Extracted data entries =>

━━━━

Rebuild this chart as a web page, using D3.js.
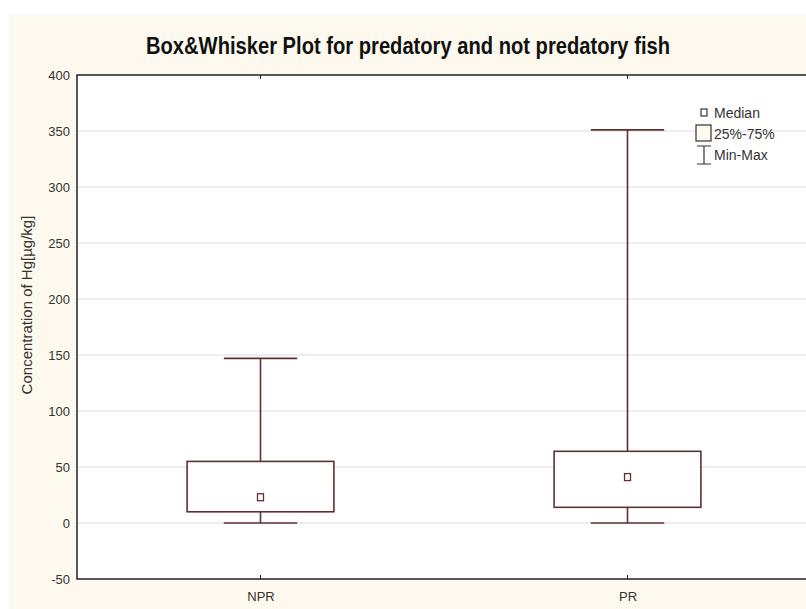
<!DOCTYPE html>
<html>
<head>
<meta charset="utf-8">
<script src="https://cdn.jsdelivr.net/npm/d3@7"></script>
<style>
  html, body { margin: 0; padding: 0; background: #ffffff; }
  svg { display: block; }
</style>
</head>
<body>
<script>
// ---- data ----
const categories = ["NPR", "PR"];
const minVals    = [0, 0];
const q1Vals     = [10, 14];
const medians    = [23, 41];
const q3Vals     = [55, 64];
const maxVals    = [147, 351];
const yTicks     = [-50, 0, 50, 100, 150, 200, 250, 300, 350, 400];
const legendLabels = ["Median", "25%-75%", "Min-Max"];

const W = 806, H = 609;
const plot = { left: 77, right: 811, top: 75, bottom: 579 };
const narrow = "'Liberation Sans Narrow', 'Arial Narrow', 'Liberation Sans', Arial, sans-serif";
const lineCol = "#5e3131";

const svg = d3.select("body").append("svg").attr("width", W).attr("height", H);

// cream page background
svg.append("rect").attr("x", 9).attr("y", 15).attr("width", W - 9).attr("height", H - 15).attr("fill", "#fdf9ee");
// white plot area
svg.append("rect").attr("x", plot.left).attr("y", plot.top)
  .attr("width", plot.right - plot.left).attr("height", plot.bottom - plot.top).attr("fill", "#ffffff");

const x = d3.scalePoint().domain(categories).range([plot.left, plot.right]).padding(0.5);
const y = d3.scaleLinear().domain([-50, 400]).range([plot.bottom, plot.top]);
const boxW = (plot.right - plot.left) * 0.2;
const capW = boxW / 2;

// gridlines
svg.append("g").selectAll("line").data(yTicks.filter(t => t > -50 && t < 400)).join("line")
  .attr("x1", plot.left).attr("x2", plot.right)
  .attr("y1", d => y(d)).attr("y2", d => y(d))
  .attr("stroke", "#dcdcdc").attr("stroke-width", 1);

// y axis
const yAxis = svg.append("g").attr("transform", `translate(${plot.left},0)`)
  .call(d3.axisLeft(y).tickValues(yTicks).tickFormat(d => String(d)).tickSize(0).tickPadding(7));
yAxis.select(".domain").remove();
yAxis.selectAll("text").attr("font-family", narrow).attr("font-size", 13).attr("fill", "#333");

// x axis labels
const xAxis = svg.append("g").attr("transform", `translate(0,${plot.bottom})`)
  .call(d3.axisBottom(x).tickSize(0).tickPadding(13));
xAxis.select(".domain").remove();
xAxis.selectAll("text").attr("font-family", narrow).attr("font-size", 13).attr("fill", "#333");

// tick marks top / bottom at categories
svg.append("g").selectAll("line").data(categories).join("line")
  .attr("x1", d => x(d)).attr("x2", d => x(d))
  .attr("y1", plot.bottom).attr("y2", plot.bottom - 4)
  .attr("stroke", "#222");
svg.append("g").selectAll("line").data(categories).join("line")
  .attr("x1", d => x(d)).attr("x2", d => x(d))
  .attr("y1", plot.top).attr("y2", plot.top + 4)
  .attr("stroke", "#222");

// frame
svg.append("path")
  .attr("d", `M${plot.right},${plot.top}H${plot.left}V${plot.bottom}H${plot.right}`)
  .attr("fill", "none").attr("stroke", "#222").attr("stroke-width", 1.5);

// boxes
const g = svg.append("g").attr("stroke", lineCol).attr("stroke-width", 1.6).attr("fill", "none");
categories.forEach((c, i) => {
  const cx = x(c);
  g.append("line").attr("x1", cx).attr("x2", cx).attr("y1", y(maxVals[i])).attr("y2", y(q3Vals[i]));
  g.append("line").attr("x1", cx).attr("x2", cx).attr("y1", y(q1Vals[i])).attr("y2", y(minVals[i]));
  g.append("line").attr("x1", cx - capW / 2).attr("x2", cx + capW / 2).attr("y1", y(maxVals[i])).attr("y2", y(maxVals[i]));
  g.append("line").attr("x1", cx - capW / 2).attr("x2", cx + capW / 2).attr("y1", y(minVals[i])).attr("y2", y(minVals[i]));
  g.append("rect").attr("x", cx - boxW / 2).attr("y", y(q3Vals[i]))
    .attr("width", boxW).attr("height", y(q1Vals[i]) - y(q3Vals[i])).attr("fill", "#ffffff");
  g.append("rect").attr("x", cx - 3).attr("y", y(medians[i]) - 3.5)
    .attr("width", 6).attr("height", 7).attr("fill", "#ffffff").attr("stroke-width", 1.3);
});

// legend
const lg = svg.append("g");
const lt = (t, yy) => lg.append("text").attr("x", 714).attr("y", yy).text(t)
  .attr("font-family", narrow).attr("font-size", 14).attr("fill", "#333");
lg.append("rect").attr("x", 701).attr("y", 109).attr("width", 6).attr("height", 7)
  .attr("fill", "#fff").attr("stroke", "#333").attr("stroke-width", 1.2);
lt(legendLabels[0], 118);
lg.append("rect").attr("x", 696).attr("y", 125).attr("width", 15).attr("height", 16)
  .attr("fill", "#fdf9ee").attr("stroke", "#333").attr("stroke-width", 1.2);
lt(legendLabels[1], 139);
lg.append("path").attr("d", "M697,146H711M704,146V164M697,164H711")
  .attr("fill", "none").attr("stroke", "#333").attr("stroke-width", 1.2);
lt(legendLabels[2], 160);

// title
svg.append("text").attr("x", 408).attr("y", 54).attr("text-anchor", "middle")
  .attr("font-family", narrow).attr("font-weight", "bold").attr("font-size", 23).attr("fill", "#111")
  .attr("textLength", 524).attr("lengthAdjust", "spacingAndGlyphs")
  .text("Box&Whisker Plot for predatory and not predatory fish");

// y label
svg.append("text").attr("transform", "translate(32,305) rotate(-90)").attr("text-anchor", "middle")
  .attr("font-family", "'Liberation Sans', Arial, sans-serif").attr("font-size", 15).attr("fill", "#333")
  .text("Concentration of Hg[µg/kg]");
</script>
</body>
</html>
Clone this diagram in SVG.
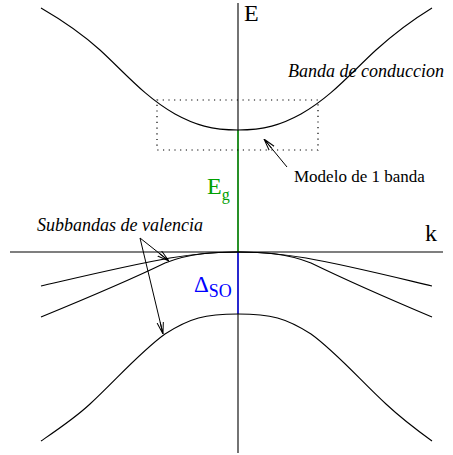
<svg xmlns="http://www.w3.org/2000/svg" width="453" height="455" viewBox="0 0 453 455">
<style>
.c{fill:none;stroke:#000;stroke-width:1.1}
.ax{fill:none;stroke:#000;stroke-width:1.1}
.ar{fill:none;stroke:#000;stroke-width:1}
.t{font-family:"Liberation Serif","Times New Roman",serif;fill:#000}
.i{font-style:italic}
</style>
<defs>
<marker id="ah" viewBox="0 0 12 8" refX="12" refY="4" markerWidth="12" markerHeight="8" markerUnits="userSpaceOnUse" orient="auto">
<path d="M0,0.8 L12,4 L0,7.2 M0,4 L12,4" fill="none" stroke="#000" stroke-width="1"/>
</marker>
</defs>
<g id="axes">
<line class="ax" x1="238" y1="3" x2="238" y2="453"/>
<line class="ax" x1="10" y1="252" x2="443" y2="252"/>
<line x1="238" y1="130" x2="238" y2="252" stroke="#00a000" stroke-width="1.3"/>
<line x1="238" y1="252" x2="238" y2="314" stroke="#0000ff" stroke-width="1.3"/>
</g>
<g id="conduction-band">
<path class="c" d="M41,8 C60,19 80,32 100,50 C125,73 145,97 175,114 C195,125 212,130 238,130 C264,130 281,125 301,114 C331,97 351,73 376,50 C396,32 414,19 432,8"/>
</g>
<g id="valence-bands">
<path class="c" d="M41,286 C80,277 130,265 170,258 C200,253 220,252 238,252 C256,252 276,253 306,258 C346,265 394,277 432,286"/>
<path class="c" d="M41,317 C80,301 130,280 165,263 C190,253 215,252 238,252 C261,252 286,253 311,263 C346,280 394,301 432,317"/>
<path class="c" d="M41,441 C60,428 75,418 90,404 C115,381 140,352 165,334 C190,318 205,314 238,314 C271,314 286,318 311,334 C336,352 361,381 386,404 C401,418 414,428 432,441"/>
</g>
<g id="model-box">
<rect x="157" y="100" width="161" height="50" fill="none" stroke="#000" stroke-width="1.2" stroke-dasharray="1.2 4.5"/>
</g>
<g id="connectors">
<line class="ar" x1="287" y1="167" x2="264" y2="139" marker-end="url(#ah)"/>
<line class="ar" x1="140" y1="238" x2="169" y2="261" marker-end="url(#ah)"/>
<line class="ar" x1="140" y1="238" x2="163" y2="334" marker-end="url(#ah)"/>
</g>
<g id="labels">
<text class="t" x="244" y="21" font-size="24">E</text>
<text class="t" x="425" y="241" font-size="24">k</text>
<text class="t i" x="288" y="77" font-size="18">Banda de conduccion</text>
<text class="t" x="294" y="182" font-size="17">Modelo de 1 banda</text>
<text class="t i" x="37" y="231" font-size="18">Subbandas de valencia</text>
<text class="t" x="207" y="194" font-size="24" style="fill:#00a000">E<tspan font-size="16" dy="6">g</tspan></text>
<text class="t" x="194" y="292" font-size="23" style="fill:#0000ff">Δ<tspan font-size="18" dy="5">SO</tspan></text>
</g>
</svg>
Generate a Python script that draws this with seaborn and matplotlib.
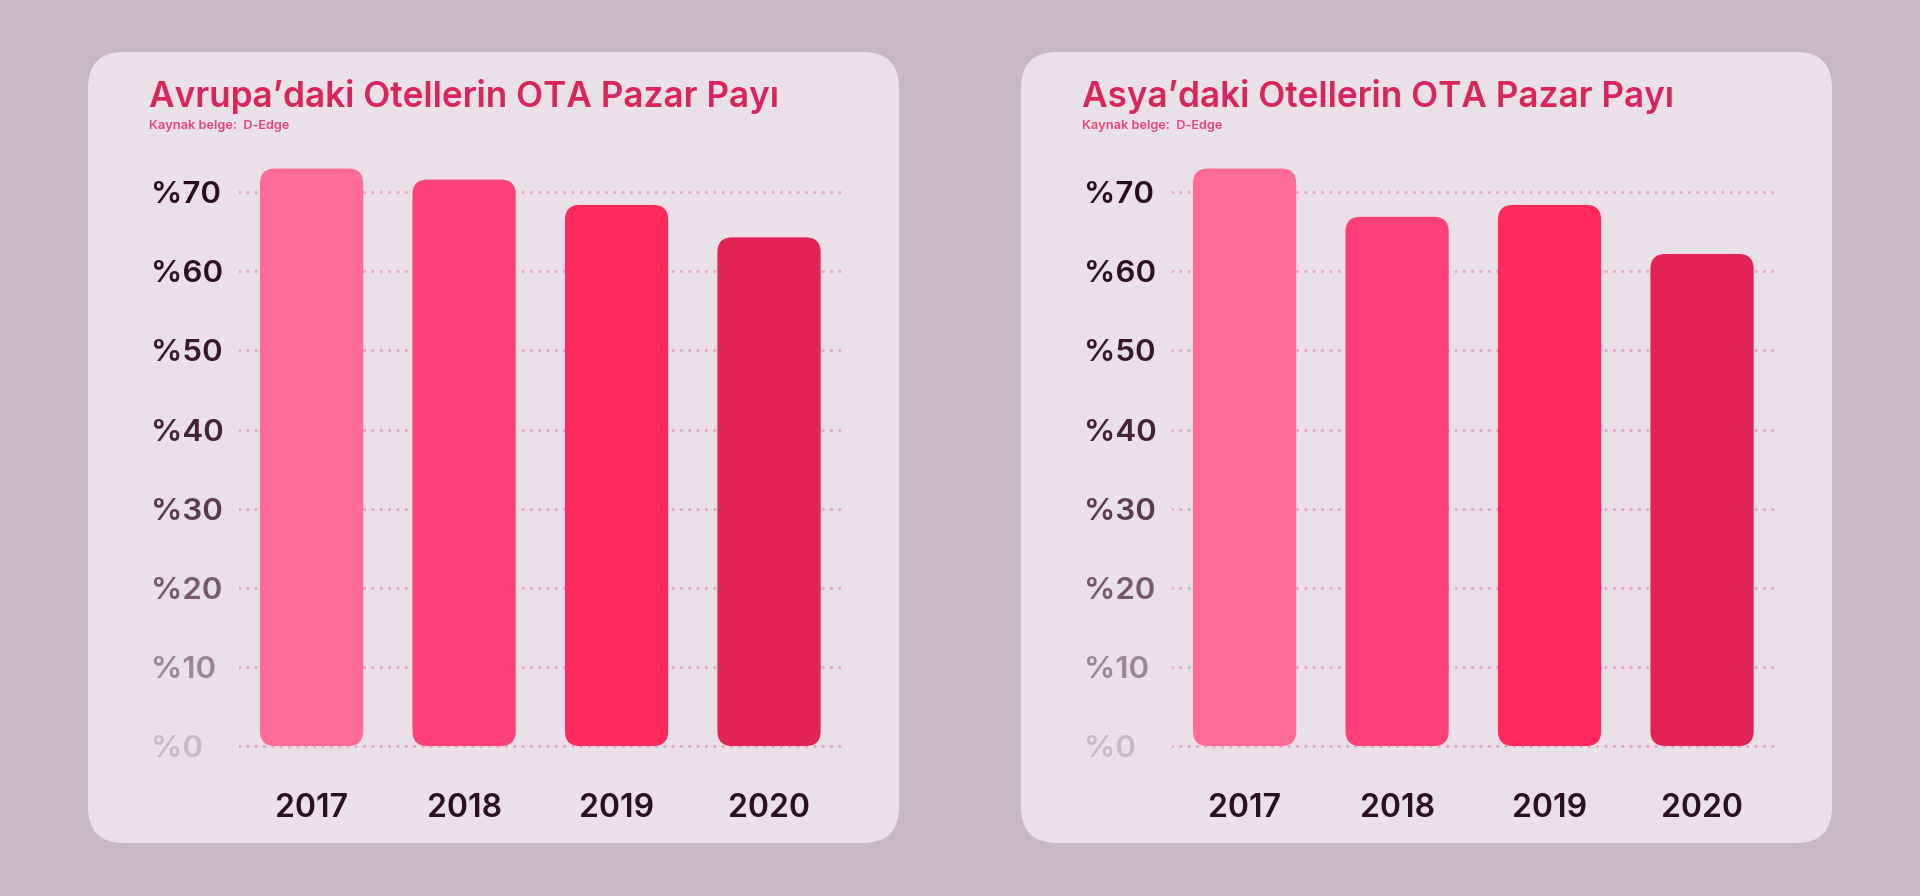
import matplotlib
matplotlib.use("Agg")
import matplotlib.pyplot as plt
from matplotlib.patches import FancyBboxPatch
import seaborn as sns

# ---- data ----
years = ["2017", "2018", "2019", "2020"]
europe_share = [73.0, 71.6, 68.4, 64.3]
asia_share = [73.0, 66.9, 68.4, 62.2]
tick_values = [0, 10, 20, 30, 40, 50, 60, 70]
tick_labels = ["%0", "%10", "%20", "%30", "%40", "%50", "%60", "%70"]
titles = ["Avrupa’daki Otellerin OTA Pazar Payı", "Asya’daki Otellerin OTA Pazar Payı"]
source = "Kaynak belge:  D-Edge"

bar_colors = ["#FF6B98", "#FF407A", "#FE2A5E", "#E22356"]
tick_colors = ["#C9B9C4", "#9C8695", "#77596B", "#5C3A4D", "#452234", "#3A1829", "#2E1020", "#2A0D1C"]
bg_color = "#C8B8C2"
card_color = "#E9E1E7"
title_color = "#D9255A"
source_color = "#E8457A"
grid_color = "#F0A3C4"
year_color = "#2B1020"

sns.set_theme(style="white")
plt.rcParams["font.family"] = ["Inter", "DejaVu Sans"]

W, H = 1920, 896
fig = plt.figure(figsize=(W / 100, H / 100), dpi=100)
fig.patch.set_facecolor(bg_color)

# background axes in pixel coordinates for the cards
bg = fig.add_axes([0, 0, 1, 1], zorder=-5)
bg.set_xlim(0, W)
bg.set_ylim(0, H)
bg.axis("off")
for cx in (88, 1021):
    card = FancyBboxPatch((cx, H - 843), 811, 791,
                          boxstyle="round,pad=0,rounding_size=36",
                          facecolor=card_color, edgecolor="none")
    bg.add_patch(card)

ylo, yhi = -1.5, 75
xlo = -0.476
xspan = 3.984
bar_w = 0.677
ax_left = [239 / W, 1172 / W]
ax_w = 0.3164
ax_b = (H - 757.9) / H
ax_h = (757.9 - 152.7) / H
title_x = [149, 1082]

for i, (vals, title) in enumerate(zip([europe_share, asia_share], titles)):
    ax = fig.add_axes([ax_left[i], ax_b, ax_w, ax_h])
    ax.set_facecolor("none")
    sns.barplot(x=years, y=vals, hue=years, palette=bar_colors, legend=False,
                width=bar_w, saturation=1, ax=ax, zorder=3)
    ax.set_xlim(xlo, xlo + xspan)
    ax.set_ylim(ylo, yhi)

    # rounded bars
    px_x = ax_w * W / xspan
    px_y = ax_h * H / (yhi - ylo)
    r_px = 15
    for p in list(ax.patches):
        x0, y0 = p.get_x(), p.get_y()
        w, h = p.get_width(), p.get_height()
        fc = p.get_facecolor()
        p.remove()
        rb = FancyBboxPatch((x0, y0), w, h,
                            boxstyle=f"round,pad=0,rounding_size={r_px / px_x}",
                            mutation_aspect=px_x / px_y,
                            facecolor=fc, edgecolor="none", zorder=3)
        ax.add_patch(rb)

    # dotted gridlines
    for tv in tick_values:
        ax.axhline(tv, color=grid_color, lw=2.3, linestyle=(0, (0.01, 2.6)),
                   dash_capstyle="round", zorder=1)

    ax.set_yticks(tick_values)
    ax.set_yticklabels(tick_labels, fontsize=22.5, fontweight="semibold", ha="left")
    for lab, c in zip(ax.get_yticklabels(), tick_colors):
        lab.set_color(c)
    ax.tick_params(axis="y", length=0, pad=63.4)
    ax.tick_params(axis="x", length=0, pad=25.5, labelsize=23, labelcolor=year_color)
    for lab in ax.get_xticklabels():
        lab.set_fontweight("semibold")
    ax.set_xlabel("")
    ax.set_ylabel("")
    for s in ax.spines.values():
        s.set_visible(False)

    fig.text(title_x[i] / W, (H - 96) / H, title, fontsize=25.3, fontweight="semibold",
             color=title_color, ha="left", va="center")
    fig.text(title_x[i] / W, (H - 126) / H, source, fontsize=9.2, fontweight="semibold",
             color=source_color, ha="left", va="center")

fig.savefig("out.png", dpi=100, facecolor=bg_color)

━━━━

Of the lines above, copy only those from the one holding "Generate a Python" to the one holding "bg.add_patch(card)", both included, and exclude every image.

Generate a Python script that draws this with seaborn and matplotlib.
import matplotlib
matplotlib.use("Agg")
import matplotlib.pyplot as plt
from matplotlib.patches import FancyBboxPatch
import seaborn as sns

# ---- data ----
years = ["2017", "2018", "2019", "2020"]
europe_share = [73.0, 71.6, 68.4, 64.3]
asia_share = [73.0, 66.9, 68.4, 62.2]
tick_values = [0, 10, 20, 30, 40, 50, 60, 70]
tick_labels = ["%0", "%10", "%20", "%30", "%40", "%50", "%60", "%70"]
titles = ["Avrupa’daki Otellerin OTA Pazar Payı", "Asya’daki Otellerin OTA Pazar Payı"]
source = "Kaynak belge:  D-Edge"

bar_colors = ["#FF6B98", "#FF407A", "#FE2A5E", "#E22356"]
tick_colors = ["#C9B9C4", "#9C8695", "#77596B", "#5C3A4D", "#452234", "#3A1829", "#2E1020", "#2A0D1C"]
bg_color = "#C8B8C2"
card_color = "#E9E1E7"
title_color = "#D9255A"
source_color = "#E8457A"
grid_color = "#F0A3C4"
year_color = "#2B1020"

sns.set_theme(style="white")
plt.rcParams["font.family"] = ["Inter", "DejaVu Sans"]

W, H = 1920, 896
fig = plt.figure(figsize=(W / 100, H / 100), dpi=100)
fig.patch.set_facecolor(bg_color)

# background axes in pixel coordinates for the cards
bg = fig.add_axes([0, 0, 1, 1], zorder=-5)
bg.set_xlim(0, W)
bg.set_ylim(0, H)
bg.axis("off")
for cx in (88, 1021):
    card = FancyBboxPatch((cx, H - 843), 811, 791,
                          boxstyle="round,pad=0,rounding_size=36",
                          facecolor=card_color, edgecolor="none")
    bg.add_patch(card)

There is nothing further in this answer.